Requirements: Any pictures should be left out; please print exactly the lines between the line with "Generate a LaTeX" and the line with "(0,0) rectangle (838,1497);", inclusive.

Records to process:

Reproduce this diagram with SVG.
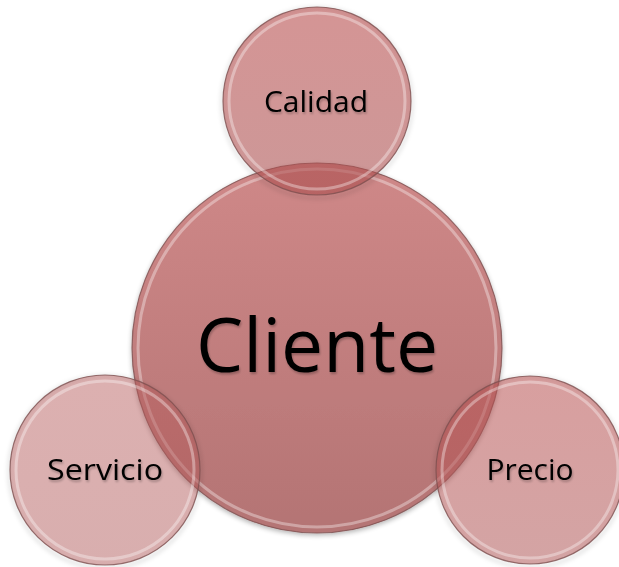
<svg xmlns="http://www.w3.org/2000/svg" width="619" height="567" viewBox="0 0 619 567">
  <defs>
    <linearGradient id="gBig" x1="0" y1="0" x2="0" y2="1">
      <stop offset="0" stop-color="#cf8888"/>
      <stop offset="1" stop-color="#b47474"/>
    </linearGradient>
    <linearGradient id="gCal" x1="0" y1="0" x2="0" y2="1">
      <stop offset="0" stop-color="#b64848"/>
      <stop offset="1" stop-color="#a84c4c"/>
    </linearGradient>
    <linearGradient id="gServ" x1="0" y1="0" x2="0" y2="1">
      <stop offset="0" stop-color="#b65a5a"/>
      <stop offset="1" stop-color="#ae5656"/>
    </linearGradient>
    <linearGradient id="gPre" x1="0" y1="0" x2="0" y2="1">
      <stop offset="0" stop-color="#b85050"/>
      <stop offset="1" stop-color="#b05959"/>
    </linearGradient>
    <filter id="shadow" x="-20%" y="-20%" width="140%" height="140%">
      <feGaussianBlur in="SourceAlpha" stdDeviation="2.5"/>
      <feOffset dx="0" dy="2" result="b"/>
      <feComponentTransfer><feFuncA type="linear" slope="0.3"/></feComponentTransfer>
      <feMerge><feMergeNode/><feMergeNode in="SourceGraphic"/></feMerge>
    </filter>
    <filter id="soft" x="-20%" y="-20%" width="140%" height="140%">
      <feGaussianBlur stdDeviation="2"/>
    </filter>
    <filter id="tshadow" x="-10%" y="-20%" width="120%" height="150%">
      <feGaussianBlur in="SourceAlpha" stdDeviation="1.2"/>
      <feOffset dx="1" dy="2"/>
      <feComponentTransfer><feFuncA type="linear" slope="0.25"/></feComponentTransfer>
      <feMerge><feMergeNode/><feMergeNode in="SourceGraphic"/></feMerge>
    </filter>
  </defs>
  <style>
    .edge { fill: none; stroke: #7d4f4f; stroke-width: 1.2; stroke-opacity: 0.8; }
    .bevel { fill: none; stroke: #ffffff; stroke-width: 3; stroke-opacity: 0.35; }
    .halo { fill: none; stroke: #000000; stroke-width: 3; stroke-opacity: 0.12; }
    .lbl { font-family: "Open Sans", "Liberation Sans", sans-serif; fill: #000000; text-anchor: middle; }
  </style>
  <rect width="619" height="567" fill="#ffffff"/>

  <g id="node-cliente" filter="url(#shadow)">
    <circle cx="317" cy="348" r="185" fill="url(#gBig)"/>
    <circle cx="317" cy="348" r="179" class="bevel"/>
    <circle cx="317" cy="348" r="185" class="edge"/>
  </g>

  <g id="node-calidad">
    <circle cx="317" cy="103" r="95" class="halo" filter="url(#soft)"/>
    <circle cx="317" cy="101" r="94" fill="url(#gCal)" fill-opacity="0.58"/>
    <circle cx="317" cy="101" r="88" class="bevel"/>
    <circle cx="317" cy="101" r="94" class="edge"/>
  </g>

  <g id="node-servicio">
    <circle cx="105" cy="472" r="96" class="halo" filter="url(#soft)"/>
    <circle cx="105" cy="470" r="95" fill="url(#gServ)" fill-opacity="0.48"/>
    <circle cx="105" cy="470" r="89" class="bevel"/>
    <circle cx="105" cy="470" r="95" class="edge"/>
  </g>

  <g id="node-precio">
    <circle cx="530" cy="472" r="95" class="halo" filter="url(#soft)"/>
    <circle cx="530" cy="470" r="94" fill="url(#gPre)" fill-opacity="0.55"/>
    <circle cx="530" cy="470" r="88" class="bevel"/>
    <circle cx="530" cy="470" r="94" class="edge"/>
  </g>

  <g id="labels" filter="url(#tshadow)">
    <text class="lbl" x="317" y="372" font-size="75">Cliente</text>
    <text class="lbl" x="316" y="112" font-size="30">Calidad</text>
    <text class="lbl" x="105" y="480" font-size="30" textLength="116" lengthAdjust="spacingAndGlyphs">Servicio</text>
    <text class="lbl" x="530" y="480" font-size="30">Precio</text>
  </g>

  <g id="connectors"/>
</svg>
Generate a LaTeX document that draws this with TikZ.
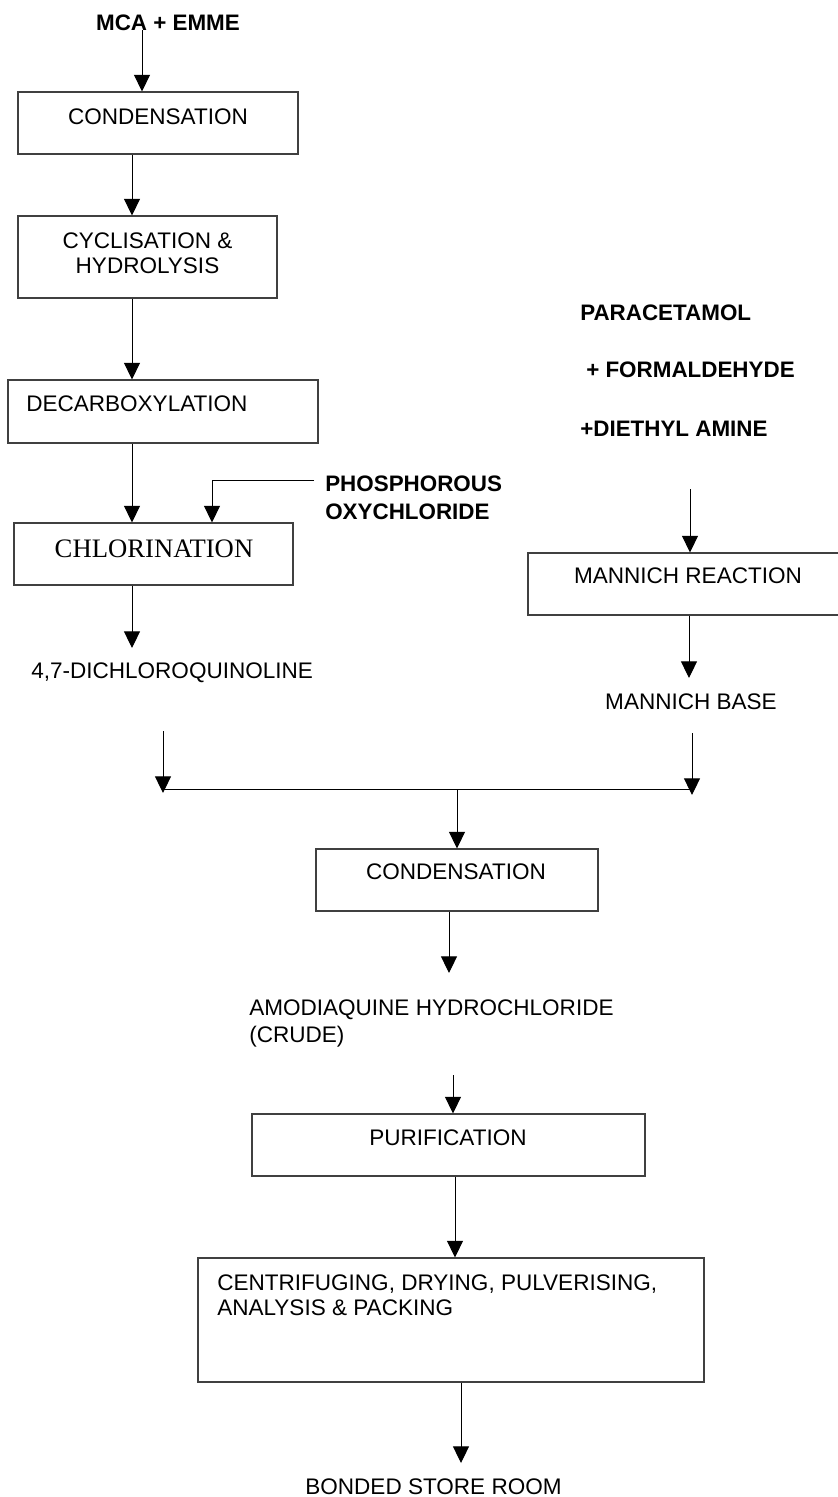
\documentclass[tikz,border=0pt]{standalone}
\usepackage{fontspec}
\setmainfont{Liberation Sans}
\newfontfamily\timesfont{Liberation Serif}
\usetikzlibrary{arrows.meta,fit}
\tikzset{
  box/.style={draw=black!75, line width=0.8pt, rectangle, inner sep=0pt},
  arr/.style={draw=black, line width=0.75pt, -{Triangle[width=12pt,length=12.5pt]}},
  ln/.style={draw=black, line width=0.75pt},
  txt/.style={inner sep=0pt, font=\fontsize{16.9}{18.75}\selectfont},
  btxt/.style={inner sep=0pt, font=\fontsize{16.8}{21}\selectfont\bfseries},
  ttxt/.style={inner sep=0pt, font=\fontsize{20}{24}\selectfont\timesfont},
}
\begin{document}
\begin{tikzpicture}[x=0.75pt,y=-0.75pt]
\useasboundingbox[fill=white] (0,0) rectangle (838,1497);

% boxes
\node[box, fit={(18,92) (298,154)}] (b1) {};
\node[box, fit={(18,216) (277,298)}] (b2) {};
\node[box, fit={(8,380) (318,443)}] (b3) {};
\node[box, fit={(14,523) (293,585)}] (b4) {};
\node[box, fit={(528,553) (842,615)}] (bm) {};
\node[box, fit={(316,849) (598,911)}] (b5) {};
\node[box, fit={(252,1114) (645,1176)}] (b6) {};
\node[box, fit={(198,1258) (704,1382)}] (b7) {};

% texts
\node[btxt, anchor=base] (mca) at (168,30) {MCA + EMME};
\node[txt, anchor=base] (t1) at (158,124) {CONDENSATION};
\node[txt, align=center, anchor=north] (t2) at (147.5,232) {CYCLISATION \&\\HYDROLYSIS};
\node[txt, anchor=base west] (t3) at (26,411) {DECARBOXYLATION};
\node[ttxt, anchor=base] (t4) at (154,557) {CHLORINATION};
\node[btxt, align=left, anchor=north west] (phos) at (325,476) {PHOSPHOROUS\\OXYCHLORIDE};
\node[txt, anchor=base west] (dq) at (31,678) {4,7-DICHLOROQUINOLINE};
\node[btxt, anchor=base west] (para) at (580,320) {PARACETAMOL};
\node[btxt, anchor=base west] (form) at (586,377) {+ FORMALDEHYDE};
\node[btxt, anchor=base west] (diet) at (580,436) {+DIETHYL AMINE};
\node[txt, anchor=base] (mr) at (688,583) {MANNICH REACTION};
\node[txt, anchor=base] (mb) at (691,709) {MANNICH BASE};
\node[txt, anchor=base] (t5) at (456,879) {CONDENSATION};
\node[txt, align=left, anchor=north west] (amo) at (249,999) {AMODIAQUINE HYDROCHLORIDE\\[1.5pt](CRUDE)};
\node[txt, anchor=base] (pur) at (448,1145) {PURIFICATION};
\node[txt, align=left, anchor=north west] (cen) at (217,1274) {CENTRIFUGING, DRYING, PULVERISING,\\ANALYSIS \& PACKING};
\node[txt, anchor=base] (bsr) at (433.5,1494) {BONDED STORE ROOM};

% x positions and free ends
\coordinate (xa) at (142,0);
\coordinate (xb) at (132,0);
\coordinate (xp) at (212,0);
\coordinate (pe) at (314,480);
\coordinate (e6) at (132,648);
\coordinate (s7) at (690,489);
\coordinate (xm) at (689,0);
\coordinate (e8) at (689,678);
\coordinate (sl) at (163,731);
\coordinate (el) at (163,793);
\coordinate (sr) at (692,733);
\coordinate (er) at (692,795);
\coordinate (jl) at (163,789);
\coordinate (jr) at (692,789);
\coordinate (jc) at (457,789);
\coordinate (xc) at (449,0);
\coordinate (e13) at (449,973);
\coordinate (s14) at (453,1075);
\coordinate (xd) at (455,0);
\coordinate (xe) at (461,0);
\coordinate (e16) at (461,1463);

% connectors
\draw[arr] (mca.south -| xa) -- (b1.north -| xa);
\draw[arr] (b1.south -| xb) -- (b2.north -| xb);
\draw[arr] (b2.south -| xb) -- (b3.north -| xb);
\draw[arr] (b3.south -| xb) -- (b4.north -| xb);
\draw[arr] (pe) -| (b4.north -| xp);
\draw[arr] (b4.south -| xb) -- (e6);
\draw[arr] (s7) -- (bm.north -| s7);
\draw[arr] (bm.south -| xm) -- (e8);
\draw[arr] (sl) -- (el);
\draw[arr] (sr) -- (er);
\draw[ln] (jl) -- (jr);
\draw[arr] (jc) -- (b5.north -| jc);
\draw[arr] (b5.south -| xc) -- (e13);
\draw[arr] (s14) -- (b6.north -| s14);
\draw[arr] (b6.south -| xd) -- (b7.north -| xd);
\draw[arr] (b7.south -| xe) -- (e16);
\end{tikzpicture}
\end{document}
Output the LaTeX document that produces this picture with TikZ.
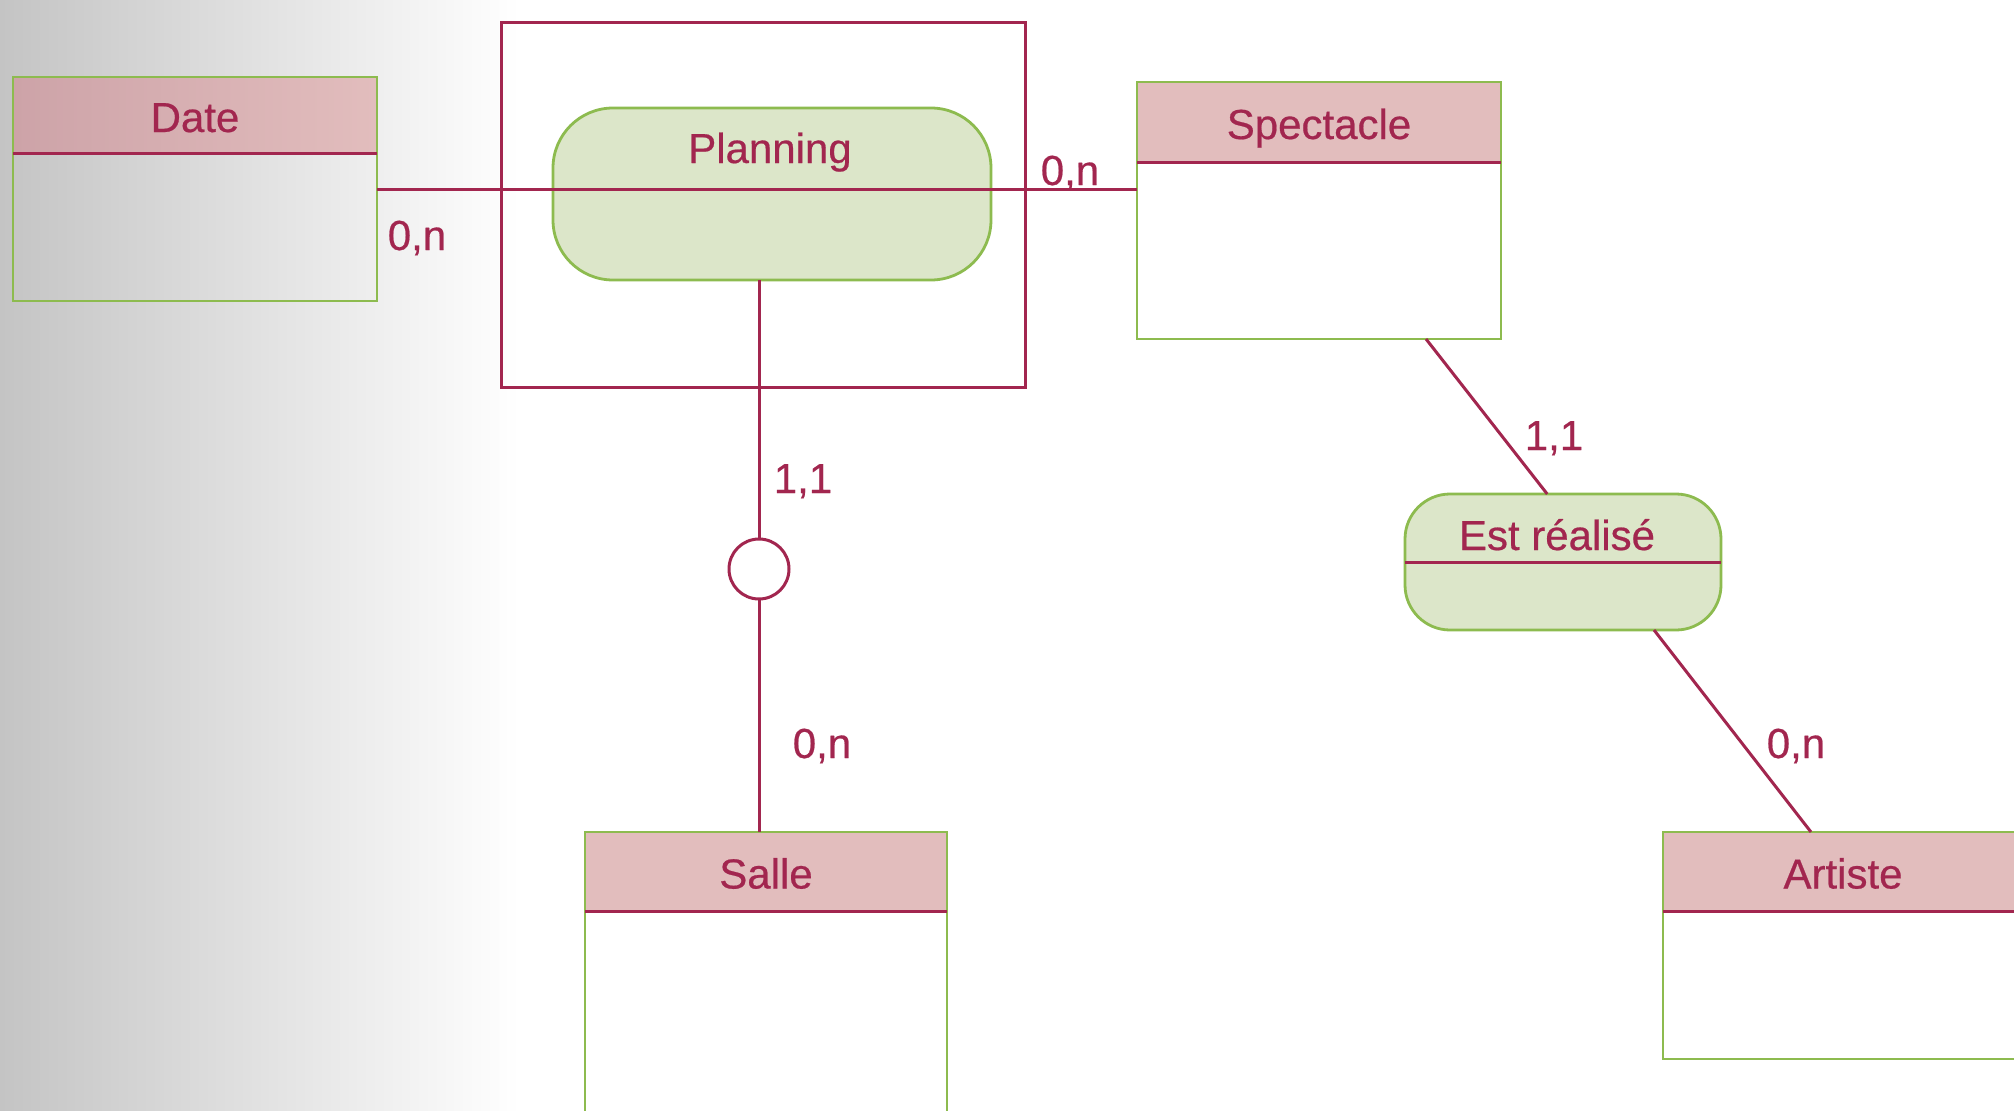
\documentclass[tikz,border=0pt]{standalone}
\usepackage{fontspec}
\setmainfont{Liberation Sans}[FakeBold=0.5]
\usetikzlibrary{calc}
\definecolor{crim}{HTML}{A2264F}
\definecolor{grn}{HTML}{8DBB4F}
\definecolor{pinkh}{HTML}{E2BDBD}
\definecolor{pinkd}{HTML}{CDA3A8}
\definecolor{gfill}{HTML}{DCE6C9}
\definecolor{bgg}{HTML}{C4C4C4}
\newcommand{\ttlfont}{\fontsize{42}{50}\selectfont}
\begin{document}
\begin{tikzpicture}[x=1pt,y=-1pt,
  ebody/.style={draw=grn, line width=2.8pt, inner sep=0pt, outer sep=0pt},
  ehead/.style={draw=grn, line width=2.8pt, fill=pinkh, inner sep=0pt, outer sep=0pt,
    font=\ttlfont, text=crim, text height=38pt, text depth=4pt},
  rel/.style={draw=grn, line width=2.8pt, fill=gfill, inner sep=0pt, outer sep=0pt},
  ttl/.style={font=\ttlfont, text=crim, inner sep=0pt, anchor=base},
  lbl/.style={font=\ttlfont, text=crim, inner sep=0pt, anchor=base},
  conn/.style={draw=crim, line width=3pt},
  frm/.style={draw=crim, line width=3pt, inner sep=0pt, outer sep=0pt}]
\useasboundingbox (0,0) rectangle (2014,1111);
\clip (0,0) rectangle (2014,1111);
% background
\shade[left color=bgg, right color=white] (0,0) rectangle (520,1111);
\fill[white] (520,0) rectangle (2014,1111);
% Planning frame
\node[frm, minimum width=524pt, minimum height=365pt] (frame) at (763,204.5) {};
% Date
\node[ebody, minimum width=364pt, minimum height=224pt] (date) at (195,189) {};
\node[ehead, left color=pinkd, right color=pinkh, minimum width=364pt, minimum height=76pt] (dateh) at (195,115) {Date};
\draw[conn] (dateh.south west) -- (dateh.south east);
% Spectacle
\node[ebody, fill=white, minimum width=364pt, minimum height=257pt] (spect) at (1319,210.5) {};
\node[ehead, minimum width=364pt, minimum height=80pt] (specth) at (1319,122) {Spectacle};
\draw[conn] (specth.south west) -- (specth.south east);
% Salle
\node[ebody, fill=white, minimum width=362pt, minimum height=308pt] (salle) at (766,986) {};
\node[ehead, minimum width=362pt, minimum height=79pt] (salleh) at (766,871.5) {Salle};
\draw[conn] (salleh.south west) -- (salleh.south east);
% Artiste
\node[ebody, fill=white, minimum width=360pt, minimum height=227pt] (art) at (1843,945.5) {};
\node[ehead, minimum width=360pt, minimum height=79pt] (arth) at (1843,871.5) {Artiste};
\draw[conn] (arth.south west) -- (arth.south east);
% Planning relation
\node[rel, minimum width=438pt, minimum height=172pt, rounded corners=60pt] (plan) at (772,194) {};
\node[ttl] (plant) at (770,163) {Planning};
% Est realise relation
\node[rel, minimum width=316pt, minimum height=136pt, rounded corners=45pt] (est) at (1563,562) {};
\node[ttl] (estt) at (1557,550) {Est réalisé};
\draw[conn] (est.west) -- (est.east);
% circle
\node[circle, draw=crim, line width=3pt, fill=white, minimum size=60pt, inner sep=0pt, outer sep=0pt] (circ) at (759,569) {};
% connectors
\draw[conn] (date.east) -- (spect.west |- date.east);
\draw[conn] (plan.south -| circ.north) -- (circ.north);
\draw[conn] (circ.south) -- (circ.south |- salle.north);
\draw[conn] ($(spect.south west)!0.794!(spect.south east)$) -- ($(est.north west)!0.45!(est.north east)$);
\draw[conn] ($(est.south west)!0.788!(est.south east)$) -- ($(art.north west)!0.411!(art.north east)$);
% cardinalities
\node[lbl] (c1) at (417,250) {0,n};
\node[lbl] (c2) at (1070,185) {0,n};
\node[lbl] (c3) at (803,493) {1,1};
\node[lbl] (c4) at (822,758) {0,n};
\node[lbl] (c5) at (1554,450) {1,1};
\node[lbl] (c6) at (1796,758) {0,n};
\end{tikzpicture}
\end{document}
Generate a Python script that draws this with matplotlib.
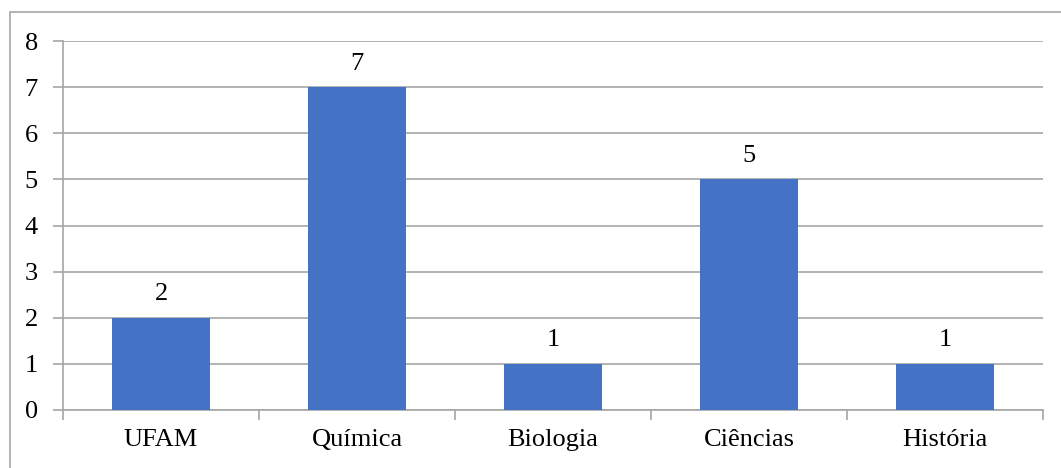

Expected answer:
Generate a LaTeX document that draws this with TikZ.
\documentclass[tikz,border=0pt]{standalone}
\usepackage{fontspec}
\setmainfont{Liberation Sans}
\newfontfamily\timesfont{Liberation Serif}
\usetikzlibrary{arrows.meta,fit}
\tikzset{
  box/.style={draw=black!75, line width=0.8pt, rectangle, inner sep=0pt},
  arr/.style={draw=black, line width=0.75pt, -{Triangle[width=12pt,length=12.5pt]}},
  ln/.style={draw=black, line width=0.75pt},
  txt/.style={inner sep=0pt, font=\fontsize{16.9}{18.75}\selectfont},
  btxt/.style={inner sep=0pt, font=\fontsize{16.8}{21}\selectfont\bfseries},
  ttxt/.style={inner sep=0pt, font=\fontsize{20}{24}\selectfont\timesfont},
}
\begin{document}
\begin{tikzpicture}[x=0.75pt,y=-0.75pt]
\useasboundingbox[fill=white] (0,0) rectangle (838,1497);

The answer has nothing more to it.